Pour le spectacle Donnez-moi une raison de vous croire créé (à tous les postes) et joué par les élèves du groupe 43 de l'école du TNS dont c'est le spectacle de sortie, les spectateurs sont également enrôlés dans la pièce dès leur arrivée. Il s'agit du recrutement de comédiens pour le Grand Théâtre d'Oklahoma et dès la descente des marches de la salle Gignoux, nous sommes accueillis - et triés "à droite,... à gauche" et archivés "attention la photo!" - par l'hôtesse à la voix suave et aimable (Pauline Vallé).

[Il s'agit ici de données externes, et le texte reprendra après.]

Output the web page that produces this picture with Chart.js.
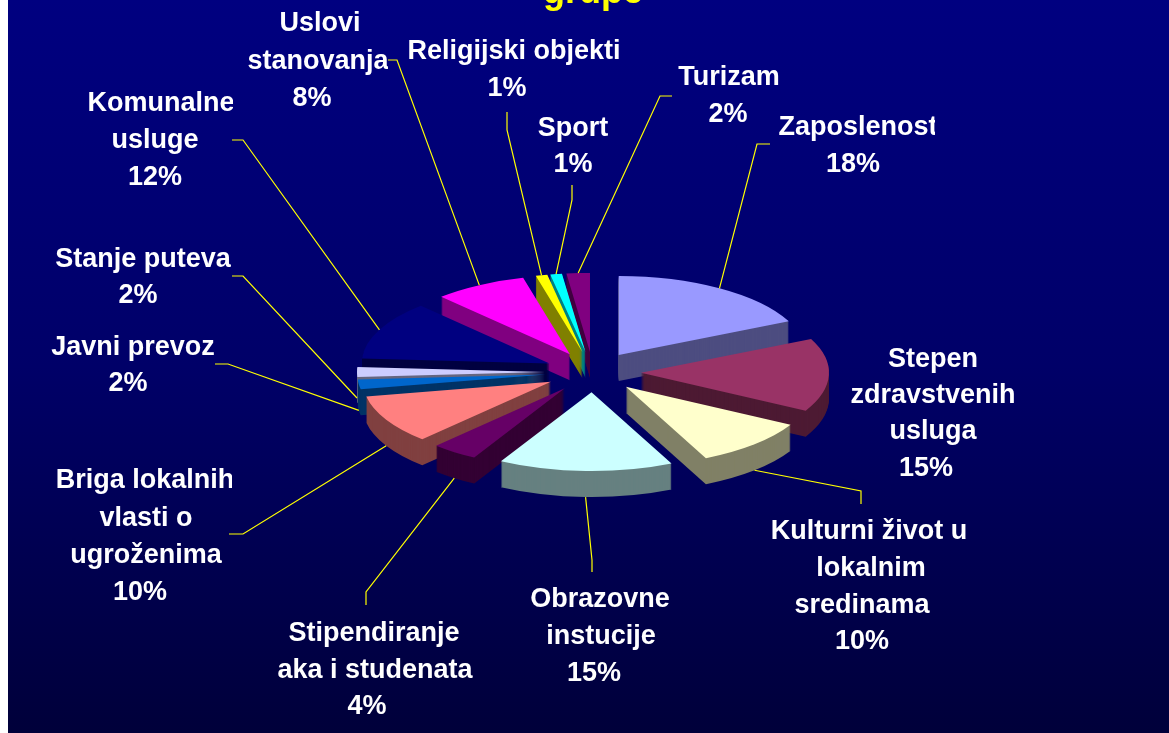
<!DOCTYPE html>
<html>
<head>
<meta charset="utf-8">
<style>
html,body{margin:0;padding:0;background:#fff;overflow:hidden}
#wrap{position:absolute;left:0;top:0;width:1169px;height:733px}
</style>
<script src="https://cdn.jsdelivr.net/npm/chart.js@4"></script>
</head>
<body>
<div id="wrap"><canvas id="c" width="1169" height="733"></canvas></div>
<script>
const categories = ["Zaposlenost","Stepen zdravstvenih usluga","Kulturni život u lokalnim sredinama","Obrazovne instucije","Stipendiranje aka i studenata","Briga lokalnih vlasti o ugroženima","Javni prevoz","Stanje puteva","Komunalne usluge","Uslovi stanovanja","Religijski objekti","Sport","Turizam"];
const shares = [18,15,10,15,4,10,2,2,12,8,1,1,2];
const titleText = "grupe";
const topColors = ["#9999FF","#993366","#FFFFCC","#CCFFFF","#660066","#FF8080","#0066CC","#CCCCFF","#000080","#FF00FF","#FFFF00","#00FFFF","#800080"];
const sideColors = ["#4D4D80","#4D1A33","#808066","#668080","#330033","#804040","#003366","#666680","#000040","#800080","#808000","#008080","#400040"];

// label layout: text lines with their centre x and centre y, right clip edge, leader elbow points
const labelLayout = [
 {lines:[["Zaposlenost",858,126],["18%",853,163]],clip:935,elbow:[[757,144],[770,144]]},
 {lines:[["Stepen",933,358],["zdravstvenih",933,394],["usluga",933,430],["15%",926,467]],clip:1017,elbow:null},
 {lines:[["Kulturni život u",869,530],["lokalnim",871,567],["sredinama",862,604],["10%",862,640]],clip:968,elbow:[[861,491],[861,504]]},
 {lines:[["Obrazovne",600,598],["instucije",601,635],["15%",594,672]],clip:1169,elbow:[[592,560],[592,572]]},
 {lines:[["Stipendiranje",374,632],["aka i studenata",375,669],["4%",367,705]],clip:1169,elbow:[[366,592],[366,605]]},
 {lines:[["Briga lokalnih",145,479],["vlasti o",146,517],["ugroženima",146,554],["10%",140,591]],clip:232,elbow:[[243,534],[229,534]]},
 {lines:[["Javni prevoz",133,346],["2%",128,382]],clip:217,elbow:[[228,364],[215,364]]},
 {lines:[["Stanje puteva",143,258],["2%",138,294]],clip:232,elbow:[[243,276],[232,276]]},
 {lines:[["Komunalne",161,102],["usluge",155,139],["12%",155,176]],clip:233,elbow:[[243,140],[232,140]]},
 {lines:[["Uslovi",320,22],["stanovanja",318,60],["8%",312,97]],clip:388,elbow:[[397,60],[388,60]]},
 {lines:[["Religijski objekti",514,50],["1%",507,87]],clip:620,elbow:[[507,130],[507,112]]},
 {lines:[["Sport",573,127],["1%",573,163]],clip:1169,elbow:[[572,200],[572,185]]},
 {lines:[["Turizam",729,76],["2%",728,113]],clip:1169,elbow:[[660,96],[672,96]]}
];

const PIE = {cx:593, cy:372, tilt:0.42, radius:188, explode:48, depth:26};

function sliceOrigin(arc){
  const mid=(arc.startAngle+arc.endAngle)/2;
  return {mid, dx:Math.cos(mid)*PIE.explode, dy:Math.sin(mid)*PIE.explode};
}

const pie3d = {
  id:'pie3d',
  beforeDraw(chart){
    const {ctx,width,height}=chart;
    ctx.save();
    ctx.fillStyle='#fff';
    ctx.fillRect(0,0,width,height);
    const g=ctx.createLinearGradient(0,0,0,height);
    g.addColorStop(0,'#000080');
    g.addColorStop(0.5,'#000068');
    g.addColorStop(1,'#00003A');
    ctx.fillStyle=g;
    ctx.fillRect(8,0,width-8,height);
    ctx.restore();
  },
  beforeDatasetDraw(chart,args){
    const {ctx}=chart;
    const arcs=args.meta.data;
    const order=arcs.map((a,i)=>i).sort((p,q)=>{
      const mp=(arcs[p].startAngle+arcs[p].endAngle)/2, mq=(arcs[q].startAngle+arcs[q].endAngle)/2;
      return Math.sin(mp)-Math.sin(mq);
    });
    order.forEach(i=>{
      const arc=arcs[i];
      const o=sliceOrigin(arc);
      const base=arc.options;
      const paint=(color,drop)=>{
        const saved=arc.options;
        arc.options=Object.assign({},base,{backgroundColor:color,borderColor:color,borderWidth:0,offset:0});
        ctx.save();
        ctx.translate(PIE.cx,PIE.cy+drop);
        ctx.scale(1,PIE.tilt);
        ctx.translate(o.dx-arc.x,o.dy-arc.y);
        arc.draw(ctx);
        ctx.restore();
        arc.options=saved;
      };
      for(let d=PIE.depth;d>=1;d--) paint(sideColors[i],d);
      paint(topColors[i],0);
    });
    return false;
  },
  afterDatasetsDraw(chart){
    const {ctx}=chart;
    const arcs=chart.getDatasetMeta(0).data;
    ctx.save();
    ctx.strokeStyle='#FFFF00';
    ctx.lineWidth=1.2;
    arcs.forEach((arc,i)=>{
      const L=labelLayout[i];
      if(!L.elbow) return;
      const o=sliceOrigin(arc);
      const sx=PIE.cx+o.dx+Math.cos(o.mid)*PIE.radius;
      const sinv=Math.sin(o.mid);
      const sy=PIE.cy+(o.dy+sinv*PIE.radius)*PIE.tilt+(sinv>-0.01?PIE.depth:0);
      ctx.beginPath();
      ctx.moveTo(sx,sy);
      L.elbow.forEach(p=>ctx.lineTo(p[0],p[1]));
      ctx.stroke();
    });
    ctx.fillStyle='#fff';
    ctx.font='bold 27px "Liberation Sans", Arial, sans-serif';
    ctx.textAlign='center';
    ctx.textBaseline='middle';
    labelLayout.forEach(L=>{
      ctx.save();
      ctx.beginPath();
      ctx.rect(0,0,L.clip,733);
      ctx.clip();
      L.lines.forEach(t=>ctx.fillText(t[0],t[1],t[2]+1.5));
      ctx.restore();
    });
    ctx.fillStyle='#FFFF00';
    ctx.font='bold 36px "Liberation Sans", Arial, sans-serif';
    ctx.textBaseline='alphabetic';
    ctx.fillText(titleText,593,3);
    ctx.restore();
  }
};

new Chart(document.getElementById('c'),{
  type:'pie',
  data:{labels:categories,datasets:[{data:shares,backgroundColor:topColors,borderWidth:0,radius:PIE.radius}]},
  options:{
    responsive:false,animation:false,
    rotation:0,
    layout:{padding:0},
    plugins:{legend:{display:false},tooltip:{enabled:false},title:{display:false}}
  },
  plugins:[pie3d]
});
</script>
</body>
</html>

Musica - TNS - Donnez-moi une raison de vous croire - Mathieu Bauer - Marion Stenton - Photo: Jean-Louis Martinez |
La pièce se déroule dans l'univers kafkaïen de ce théâtre-cirque hors du temps. Marion Stenton qui en a écrit le texte à la demande de Mathieu Bauer s'est beaucoup inspirée de l'univers de Kafka et de son roman inachevé L'Amérique dans lequel le héros (ou plutôt l'antihéros) embarque vers cette aventure avec d'autres comédiens. C'est l'occasion de dénoncer à la fois l'absurdité du fonctionnement des entreprises (même un théâtre) et le peu de cas que l'on peut faire des individus (qui se confondent les uns les autres dans leur existence niée et leur demande non entendue).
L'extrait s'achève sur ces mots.